- Founder: Oskar Köster
- Founded: 1923
- Split from: Farmers' Assemblies
- Succeeded by: Union of Settlers and Smallholders
- Ideology: Agrarianism
- Political position: Centre

= Settlers' Party =

Estonian political party

The Settlers' Party (Asunikkude partei) was a political party in Estonia.

==History==
The party was established in 1923 as the Settlers' Group (Asunikkude koondis), a breakaway from Farmers' Assemblies. The 1923 elections saw it won four seats in the Riigikogu. In December 1925 it became the Settlers, State Tenants and Smallholders Group (Asunikkude, Riigirentnikkude ja Väikepõllupidajate Koondis), and in the 1926 elections it won 14 seats, becoming the third largest party in the Riigikogu. It retained its 14-seat strength in the 1929 elections.

The party was renamed again in 1931, becoming the Farmers' Settlers and Smallholders' Group (Põllumeeste, Asunikkude ja Väikemaapidajate Koondis). Prior to the 1932 elections the party merged with the Farmers' Assemblies to form the Union of Settlers and Smallholders, with the new party winning 42 of the 100 seats.
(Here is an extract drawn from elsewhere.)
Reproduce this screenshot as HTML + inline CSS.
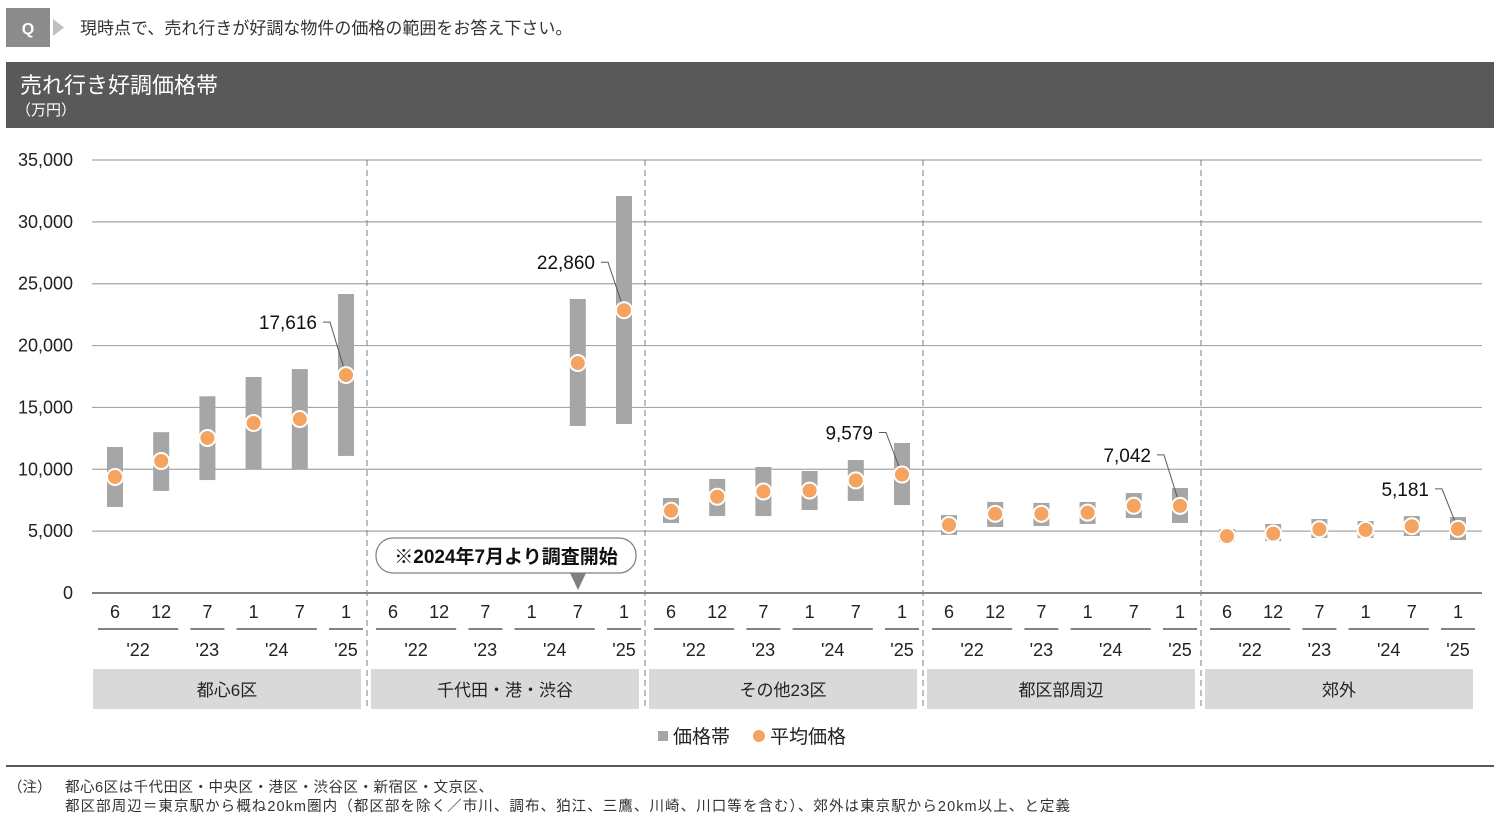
<!DOCTYPE html>
<html><head><meta charset="utf-8"><style>
body{margin:0;width:1500px;height:825px;background:#fff;overflow:hidden;font-family:"Liberation Sans","Noto Sans CJK JP",sans-serif;}
svg text{font-family:"Liberation Sans","Noto Sans CJK JP",sans-serif;}
</style></head><body>
<svg id="c" width="1500" height="825">
<g>
<rect x="6" y="8" width="44" height="39" fill="#8c8c8c"/>
<text x="28" y="34" font-size="16" font-weight="bold" fill="#fff" text-anchor="middle">Q</text>
<polygon points="53,19 64,27.5 53,36" fill="#bfbfbf"/>
<text x="80" y="34" font-size="17" fill="#333">現時点で、売れ行きが好調な物件の価格の範囲をお答え下さい。</text>
</g>
<g>
<rect x="6" y="62" width="1488" height="66" fill="#595959"/>
<text x="20" y="93" font-size="22" fill="#fff">売れ行き好調価格帯</text>
<text x="16" y="115" font-size="15" fill="#fff">（万円）</text>
</g>
<g id="plot"></g>
<line x1="6" y1="766" x2="1494" y2="766" stroke="#595959" stroke-width="2"/>
<text x="8" y="792" font-size="14.5" fill="#333">（注）</text>
<text x="65" y="792" font-size="14.5" fill="#333" textLength="428">都心6区は千代田区・中央区・港区・渋谷区・新宿区・文京区、</text>
<text x="65" y="811" font-size="14.5" fill="#333" textLength="1005">都区部周辺＝東京駅から概ね20km圏内（都区部を除く／市川、調布、狛江、三鷹、川崎、川口等を含む）、郊外は東京駅から20km以上、と定義</text>
</svg>
<script>
const groups=["都心6区","千代田・港・渋谷","その他23区","都区部周辺","郊外"];
const months=["6","12","7","1","7","1"];
const yTicks=[0,5000,10000,15000,20000,25000,30000,35000];
const bandLow=[[6950,8250,9130,10020,10020,11080],[null,null,null,null,13500,13660],[5660,6220,6220,6710,7440,7110],[4690,5340,5420,5580,6060,5660],[4120,4200,4450,4450,4610,4280]];
const bandHigh=[[11800,13000,15900,17460,18100,24170],[null,null,null,null,23770,32090],[7680,9220,10190,9860,10750,12130],[6300,7360,7280,7360,8080,8490],[5170,5580,5980,5820,6220,6140]];
const avgPrice=[[9380,10670,12530,13740,14060,17616],[null,null,null,null,18590,22860],[6650,7780,8200,8280,9100,9579],[5500,6400,6400,6500,7050,7042],[4600,4800,5150,5100,5400,5181]];
const callouts=[["17,616",0,5],["22,860",1,5],["9,579",2,5],["7,042",3,5],["5,181",4,5]];
const calloutRise=[53,48,42,51,40];
const NS="http://www.w3.org/2000/svg",P=document.getElementById('plot');
function y(v){return 593-v/35000*433;}
function x(g,i){return 115+g*278+i*46.2;}
function mk(t,a,p){const e=document.createElementNS(NS,t);for(const k in a)e.setAttribute(k,a[k]);(p||P).appendChild(e);return e;}
yTicks.forEach(v=>{
 const l=mk('line',{x1:92,x2:1482,y1:y(v),y2:y(v),stroke:v?'#a6a6a6':'#595959','stroke-width':v?1.2:1.5});
 
 
 const t=mk('text',{x:73,y:y(v)+6,'font-size':18,'text-anchor':'end',fill:'#222'});t.textContent=v.toLocaleString('en-US');
 
 
});
[1,2,3,4].forEach(k=>{const l=mk('line',{x1:89+k*278,x2:89+k*278,y1:160,y2:710,stroke:'#7f7f7f','stroke-dasharray':'6,4'});
 
 });
const yrs=[["'22",0,1],["'23",2,2],["'24",3,4],["'25",5,5]];
groups.forEach((g,gi)=>{
 months.forEach((m,i)=>{const t=mk('text',{x:x(gi,i),y:618,'font-size':18,'text-anchor':'middle',fill:'#222'});t.textContent=m;
  
  });
 yrs.forEach(([lab,a,b])=>{
  const x1=x(gi,a)-17,x2=x(gi,b)+17;
  const l=mk('line',{x1:x1,x2:x2,y1:629,y2:629,stroke:'#595959','stroke-width':1.5});
  
  
  const t=mk('text',{x:(x1+x2)/2,y:656,'font-size':18,'text-anchor':'middle',fill:'#222'});t.textContent=lab;
  
  
 });
 const r=mk('rect',{x:93+gi*278,y:669,width:268,height:40,fill:'#d9d9d9'});
 
 
 const t=mk('text',{x:227+gi*278,y:696,'font-size':17,'text-anchor':'middle',fill:'#222'});t.textContent=g;
 
 
 months.forEach((m,i)=>{
  if(bandLow[gi][i]==null)return;
  const b=mk('rect',{x:x(gi,i)-8,y:y(bandHigh[gi][i]),width:16,height:y(bandLow[gi][i])-y(bandHigh[gi][i]),fill:'#a6a6a6'});
  
  
 });
});
callouts.forEach(([lab,gi,i],k)=>{
 const px=x(gi,i),py=y(avgPrice[gi][i]),ty=py-calloutRise[k];
 const l=mk('polyline',{points:`${px-23},${ty} ${px-16},${ty} ${px},${py}`,fill:'none',stroke:'#595959','stroke-width':1});
 
 
 const t=mk('text',{x:px-29,y:ty+7,'font-size':19,'text-anchor':'end',fill:'#111'});t.textContent=lab;
 
 
});
groups.forEach((g,gi)=>months.forEach((m,i)=>{
 if(avgPrice[gi][i]==null)return;
 const c=mk('circle',{cx:x(gi,i),cy:y(avgPrice[gi][i]),r:8,fill:'#f4a460',stroke:'#fff','stroke-width':2});
 
 
}));
const note=mk('g',{});


mk('rect',{x:376,y:538,width:260,height:35,rx:17,fill:'#fff',stroke:'#7f7f7f','stroke-width':1.2},note);
mk('polygon',{points:'570,573 586,573 578,590',fill:'#7f7f7f'},note);
const nt=mk('text',{x:506,y:563,'font-size':19,'font-weight':'bold','text-anchor':'middle',fill:'#111'},note);nt.textContent='※2024年7月より調査開始';
const lg=mk('g',{});


mk('rect',{x:658,y:731,width:10,height:10,fill:'#a6a6a6'},lg);
const l1=mk('text',{x:673,y:743,'font-size':19,fill:'#222'},lg);l1.textContent='価格帯';
mk('circle',{cx:759,cy:736,r:6,fill:'#f4a460'},lg);
const l2=mk('text',{x:770,y:743,'font-size':19,fill:'#222'},lg);l2.textContent='平均価格';
</script>
</body></html>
The party was re-established in 1933 after breaking away from the Union, and joined the government led by the National Centre Party's Jaan Tõnisson. The activities of all political parties were suspended in 1935, but two Settlers' Party members won seats in the 1938 elections. For decades after the 1944 Soviet invasion and occupation of Estonia, the party remained active in exile in Sweden.